FOXBOROUGH, Mass. (AP) — Defensive end Chris Long and his New England teammates know enough about the Pittsburgh offense to realize the Steelers can be potent even without Ben Roethisberger.
“One of the best, maybe the best wide receiver corps in the league, best 1-2 punch at running back in the league, good tight ends, best offensive line in the league, up there, … a ton of weapons,” Long said Thursday, as the Patriots prepared for Sunday’s visit to Pittsburgh. “Really good offense.”
The running back pair of Le’Veon Bell and DeAngelo Williams and the wide receiver group led by Antonio Brown will be without Roethlisberger, who underwent arthroscopic left knee surgery after getting hurt in last week’s loss at Miami.
Landry Jones will be the starter for first-place Pittsburgh.
“We’ve watched a lot of their offense,” said Long, a free agent signing who has gotten off to a strong start with his new team.
“I feel like we know these guys pretty well. That having been said, it doesn’t make it any easier. From top to bottom it’s a really good unit.”
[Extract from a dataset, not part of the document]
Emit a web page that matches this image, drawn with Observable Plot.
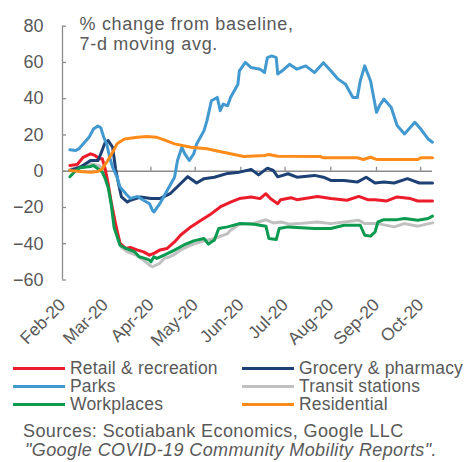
<!DOCTYPE html>
<html><head><meta charset="utf-8">
<script src="https://cdn.jsdelivr.net/npm/d3@7"></script>
<script src="https://cdn.jsdelivr.net/npm/@observablehq/plot@0.6"></script>
<style>
html,body{margin:0;padding:0;background:#fff;}
#wrap{position:relative;width:465px;height:462px;overflow:hidden;font-family:"Liberation Sans",Arial,sans-serif;color:#595959;}
#chart{position:absolute;left:0;top:0;}
#legend{position:absolute;left:13px;top:359px;display:grid;grid-template-columns:229px 223px;font-size:17.5px;letter-spacing:0.2px;}
.item{display:flex;align-items:center;height:18.4px;white-space:nowrap;}
.sw{width:52px;height:3px;margin-right:5px;flex:none;}
#src{position:absolute;left:23px;top:422px;font-size:18px;line-height:18.5px;white-space:nowrap;letter-spacing:0.4px;}
#src .it{font-style:italic;margin-left:2px;}
</style></head><body>
<div id="wrap"><div id="chart"></div><div id="legend"></div>
<div id="src"><div>Sources: Scotiabank Economics, Google LLC</div><div class="it">"Google COVID-19 Community Mobility Reports".</div></div></div>
<script>
const seriesNames = ["Retail & recreation","Grocery & pharmacy","Parks","Transit stations","Workplaces","Residential"];
const seriesColors = ["#ec1c2b","#1d4174","#4199d0","#c0c0c0","#0b9a4f","#ff8c1a"];
const yTicks = [-60,-40,-20,0,20,40,60,80];
const monthTicks = ["2020-02-01","2020-03-01","2020-04-01","2020-05-01","2020-06-01","2020-07-01","2020-08-01","2020-09-01","2020-10-01"];
const xDomain = ["2020-02-01","2020-10-09"];
const noteText = "% change from baseline,\n7-d moving avg.";

const retailDates = ["02-06","02-11","02-15","02-20","02-23","02-26","02-28","03-01","03-03","03-05","03-08","03-11","03-15","03-18","03-23","03-27","03-31","04-03","04-07","04-12","04-17","04-21","04-28","05-05","05-12","05-18","05-25","05-31","06-08","06-14","06-18","06-21","06-26","06-28","07-05","07-09","07-23","08-01","08-12","08-20","08-26","08-31","09-08","09-15","09-24","09-29","10-09"];
const retailValues = [3.2,3.7,7.7,9.6,8.7,6.9,6.9,1,-7,-17,-29,-39.8,-42.6,-42,-43.5,-44.5,-46.3,-45.3,-43.5,-42.6,-39,-35.3,-30.7,-27,-23.4,-19.7,-17,-15.1,-14.2,-15.1,-12.4,-15.1,-17.9,-15.7,-14.6,-15.7,-13.9,-15.1,-16,-13.9,-15.7,-15.7,-16.4,-14.2,-15.1,-16.4,-16.4];

const groceryDates = ["02-06","02-13","02-20","02-25","02-27","03-01","03-03","03-06","03-08","03-10","03-12","03-16","03-18","03-25","04-01","04-07","04-14","04-21","04-26","05-02","05-07","05-14","05-23","05-31","06-08","06-13","06-19","06-23","06-26","07-03","07-09","07-21","07-27","08-01","08-10","08-19","08-25","08-31","09-06","09-13","09-22","09-30","10-09"];
const groceryValues = [0.4,2.2,5.9,5.9,9.6,16,16.9,13.2,1.4,-6.9,-14.2,-17,-16,-14.2,-15.1,-15.1,-12.4,-6.9,-3,-6.5,-4.1,-3.3,-1.2,-0.5,1,-2,1.7,0.4,-3.1,-1.4,-3.3,-2.3,-3.3,-5.1,-5.1,-6,-3.3,-6.5,-6,-6.5,-4.1,-6.5,-6.5];

const parksDates = ["02-06","02-10","02-12","02-15","02-19","02-22","02-25","02-27","02-29","03-02","03-04","03-06","03-09","03-11","03-15","03-18","03-23","03-27","03-31","04-02","04-03","04-07","04-12","04-17","04-19","04-22","04-24","04-27","04-30","05-02","05-07","05-09","05-12","05-16","05-18","05-20","05-23","05-25","05-30","05-31","06-04","06-08","06-14","06-17","06-19","06-22","06-25","06-26","06-29","07-04","07-09","07-15","07-21","07-27","08-01","08-06","08-11","08-16","08-19","08-21","08-24","08-28","09-01","09-03","09-06","09-11","09-15","09-20","09-27","10-01","10-06","10-09"];
const parksValues = [11.8,11.4,12.3,15,18.7,23.3,25,24,18.7,15,7.7,2.2,-3.3,-8.7,-12.4,-15,-13.9,-16,-17.9,-21.5,-22.5,-17.9,-10.6,-3.3,5.9,13.2,9.6,5.9,9.6,15,22.4,27.9,38.9,40.7,33.4,37,36.1,40.7,48,55.4,60,57.2,56.3,54.4,62.7,63.6,62.7,53.6,55.4,59,56.3,58.1,54.4,59.9,55.4,50.8,48,40.7,40.7,49.8,58.1,49.8,32.5,36.1,39.8,35.2,25.2,20.6,27,23.3,17.8,16];

const transitDates = ["02-06","02-13","02-20","02-26","02-29","03-02","03-05","03-08","03-12","03-16","03-22","03-27","03-31","04-02","04-07","04-10","04-14","04-18","04-21","04-28","05-07","05-14","05-23","05-25","05-31","06-10","06-18","06-23","06-28","07-04","07-10","07-23","08-01","08-20","08-24","09-02","09-13","09-20","09-29","10-09"];
const transitValues = [1,2.5,4.1,3,0,-4,-17,-31,-42,-44.5,-46.3,-49,-51.8,-52.7,-50.8,-48.1,-47.2,-45.3,-43.5,-40.8,-38.4,-37.1,-34.4,-32.5,-29.2,-28.7,-26.8,-28.5,-28,-29.2,-28.9,-28,-28.9,-27,-28.9,-28.9,-30.7,-28.9,-30.3,-28.5];

const workDates = ["02-06","02-10","02-13","02-20","02-22","02-26","02-28","03-01","03-03","03-05","03-07","03-11","03-15","03-21","03-24","03-28","03-31","04-01","04-03","04-05","04-10","04-17","04-23","04-30","05-07","05-10","05-14","05-17","05-23","05-31","06-10","06-18","06-20","06-25","06-27","07-03","07-21","08-01","08-10","08-21","08-24","08-28","08-31","09-02","09-06","09-15","09-20","09-29","10-06","10-09"];
const workValues = [-3,0.4,1.9,2.6,3.2,0.8,-0.5,-4.1,-9,-18,-31,-40.8,-42.6,-44.5,-47.2,-48.1,-49,-50,-47.2,-48.1,-46.3,-43.5,-40.8,-38.4,-37.1,-40.2,-38,-31.6,-30.7,-28.9,-29.2,-30.3,-37.1,-37.7,-31.6,-30.7,-31.6,-31.6,-29.8,-29.8,-35.3,-35.8,-33.5,-28,-26.7,-26.7,-26.1,-27,-26.1,-24.8];

const residentialDates = ["02-06","02-13","02-20","02-25","02-28","03-02","03-06","03-09","03-14","03-23","03-29","04-05","04-10","04-17","04-28","05-09","05-20","05-25","06-03","06-17","06-20","06-26","07-25","07-27","08-19","08-23","08-28","09-01","09-29","10-01","10-09"];
const residentialValues = [0.4,-0.1,-0.5,-0.1,1.4,5,10.5,15.1,17.8,18.7,19.1,18.7,17.3,15.1,13.2,12.4,10.5,9.6,8.1,8.7,9.2,8.3,8.1,7.4,7.4,6.5,7.7,6.5,6.5,7.4,7.4];

const parse = d3.utcParse("%Y-%m-%d");
const rows = (name, dates, values) => dates.map((d, i) => ({series: name, date: parse("2020-" + d), value: values[i]}));
// drawing order
const data = [
  ...rows("Transit stations", transitDates, transitValues),
  ...rows("Retail & recreation", retailDates, retailValues),
  ...rows("Grocery & pharmacy", groceryDates, groceryValues),
  ...rows("Parks", parksDates, parksValues),
  ...rows("Workplaces", workDates, workValues),
  ...rows("Residential", residentialDates, residentialValues)
];
const months = monthTicks.map(parse);
const x0 = parse(xDomain[0]), x1 = parse(xDomain[1]);
const axisColor = "#8c8c8c";

const chart = Plot.plot({
  width: 465, height: 356,
  marginLeft: 62, marginRight: 33, marginTop: 25.7, marginBottom: 76.5,
  style: {fontFamily: "'Liberation Sans', Arial, sans-serif", fontSize: "18px", color: "#595959", background: "white", overflow: "visible"},
  x: {type: "utc", domain: [x0, x1]},
  y: {domain: [-60, 80]},
  color: {domain: seriesNames, range: seriesColors},
  marks: [
    Plot.axisY(yTicks, {tickSize: 0, tickPadding: 19, label: null, fill: "#595959"}),
    Plot.axisX(months, {tickSize: 0, tickPadding: 22, tickRotate: -45, tickFormat: d3.utcFormat("%b-%y"), label: null, fill: "#595959", fontSize: 17.5}),
    Plot.ruleX([x0], {y1: -60, y2: 80, stroke: axisColor, strokeWidth: 1.3}),
    Plot.ruleY(yTicks, {x1: x0, x2: x0, insetRight: -4, stroke: axisColor, strokeWidth: 1.3}),
    Plot.ruleY([0], {x1: x0, x2: x1, stroke: axisColor, strokeWidth: 1.5}),
    Plot.ruleX(months.slice(1), {y1: 0, y2: 0, insetTop: -4, stroke: axisColor, strokeWidth: 1.3}),
    Plot.line(data, {x: "date", y: "value", z: "series", stroke: "series", strokeWidth: 3, strokeLinejoin: "round", strokeLinecap: "round"}),
    Plot.text([noteText], {frameAnchor: "top-left", dx: 17, dy: -10, lineAnchor: "top", textAnchor: "start", fontSize: 18, lineHeight: 1.1, fill: "#595959"})
  ]
});
chart.querySelectorAll("text").forEach(t => {
  if (t.textContent.startsWith("%")) t.style.letterSpacing = "0.7px";
});
document.getElementById("chart").appendChild(chart);

const legendOrder = ["Retail & recreation","Grocery & pharmacy","Parks","Transit stations","Workplaces","Residential"];
const legend = document.getElementById("legend");
legendOrder.forEach(name => {
  const it = document.createElement("div");
  it.className = "item";
  const sw = document.createElement("span");
  sw.className = "sw";
  sw.style.background = seriesColors[seriesNames.indexOf(name)];
  const lb = document.createElement("span");
  lb.textContent = name;
  it.appendChild(sw); it.appendChild(lb);
  legend.appendChild(it);
});
</script>
</body></html>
Bell has run for 263 yards (12 fewer than Williams) but has also caught 20 passes out of the backfield for 177 yards. He is still, however, looking for his first touchdown of the season (Brown has five, Williams three).
In short, Bell is tough for any defense to handle, with or without his quarterback.
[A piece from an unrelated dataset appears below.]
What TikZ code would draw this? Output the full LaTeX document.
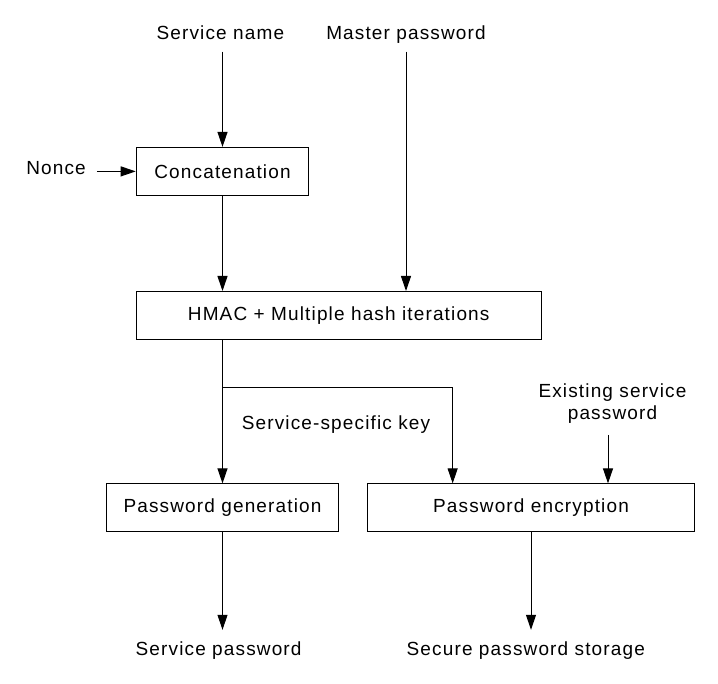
\documentclass[tikz,border=0pt]{standalone}
\usepackage{fontspec}
\setmainfont{Liberation Sans}[LetterSpace=6]
\usetikzlibrary{arrows.meta}

\tikzset{
  box/.style={draw, line width=1pt, minimum height=48pt, inner sep=0pt},
  lbl/.style={inner sep=0pt, text height=14pt, text depth=4pt},
  arr/.style={line width=1pt, -{Triangle[length=15pt,width=10pt]}}
}

\begin{document}
\begin{tikzpicture}[x=1pt, y=-1pt, font=\fontsize{19}{22.5}\selectfont]
	\useasboundingbox (0,0) rectangle (718,684);

	% Входы сверху
	\node[lbl] (sname) at (220.4,34.5) {Service name};
	\node[lbl] (mpass) at (406,34.5) {Master password};
	\node[lbl] (nonce) at (56,169.5) {Nonce};

	% Блоки
	\node[box, minimum width=172.6pt] (concat) at (222.5,171.4) {Concatenation};
	\node[box, minimum width=405pt] (hmac) at (338.7,315.5) {HMAC + Multiple hash iterations};
	\node[box, minimum width=231.5pt] (pgen) at (222.5,507.9) {Password generation};
	\node[box, minimum width=327.7pt] (penc) at (531,507.9) {Password encryption};

	% Подписи
	\node[lbl] (skey) at (336,425) {Service-specific key};
	\node[inner sep=0pt, align=center] (expw) at (612.5,403.5) {Existing service\\password};
	\node[lbl] (spw) at (218.6,650) {Service password};
	\node[lbl] (store) at (525.8,650) {Secure password storage};

	% Стрелки
	\draw[arr, shorten <=8pt] (concat.north |- sname.south) -- (concat.north);
	\draw[arr, shorten <=8pt] (mpass.south) -- (mpass.south |- hmac.north);
	\draw[arr, shorten <=11pt] (concat.west -| nonce.east) -- (concat.west);
	\draw[arr] (concat.south) -- (concat.south |- hmac.north);

	% Ветвление ключа
	\coordinate (split) at (222.5,388);
	\draw[arr] (hmac.south -| pgen.north) -- (pgen.north);
	\draw[arr] (split) -| ([xshift=86pt]penc.north west);
	\draw[arr, shorten <=11pt] ([xshift=-4.5pt]expw.south) -- ([xshift=-4.5pt]expw.south |- penc.north);

	% Выходы
	\draw[arr, shorten >=11pt] (pgen.south) -- (pgen.south |- spw.north);
	\draw[arr, shorten >=11pt] (penc.south) -- (penc.south |- store.north);
\end{tikzpicture}
\end{document}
“You can just turn on the film and see where he’s at,” New England linebacker Dont’a Hightower said. “The guy plays running back, he plays receiver, they line him up everywhere, they motion him.
“He’s not a one-trick pony. He has an extended route tree. They do a good job of being able to get him the ball whether it’s screens, out of the backfield or passes. We’ve have to do a good job of just knowing where he’s at all times.”
How impressed is New England coach Bill Belichick with Bell?
“Oh my God. Oh yeah, tremendous player,” Belichick said Wednesday. “Great hands, catch the ball, very quick, makes people miss. Strong, breaks tackles, excellent balance, tough, doesn’t run out of bounds, fights for extra yardage. Great player.”
Said Long: “It’s impressive. He’s really a prolific receiver out of the backfield, so we have to do good job on him in that regard, too. It kind of makes it double the challenge.”
Hightower sacked Andy Dalton for a safety, had another shared sack and was in on 13 tackles in New England’s win over Cincinnati last Sunday — earning him AFC defensive player of the week honors.
He was the first Patriots linebacker since Mike Vrabel, in 2007, to win the award. His performance helped turn around an afternoon that wasn’t going well for New England — the Patriots winning to go to 5-1 and they head to Heinz Field.
“Very tough at home. They do play really well at home,” Long said. “They’ve got great fans that make it a wild atmosphere up there, so it should be a tough challenge.”
NOTES: Patriots players were not commenting on the $75,000 fine — and no suspension — levied against Cincinnati’s Vontaze Burfict for his low hit on Martellus Bennett last Sunday. “That’s last week. That’s the rules. I’m worried about Pittsburgh,” wide receiver Julian Edelman said. “I’m not getting caught in that one.” Asked if the rule is a bad one, he said, “I’m not here to talk about rules, I’m here to play football.” Said tight end Rob Gronkowski: “It’s all up to the league. I’ve got really no say in anything.” … Gronkowski on playing at Heinz Field: “The atmosphere is just football atmosphere. You’ve got great high school football there, you’ve got great college football there, you’ve got great NFL football there. It’s just a football atmosphere — they love their Steelers, they love going to the game and it’s going to be a great atmosphere come Sunday.”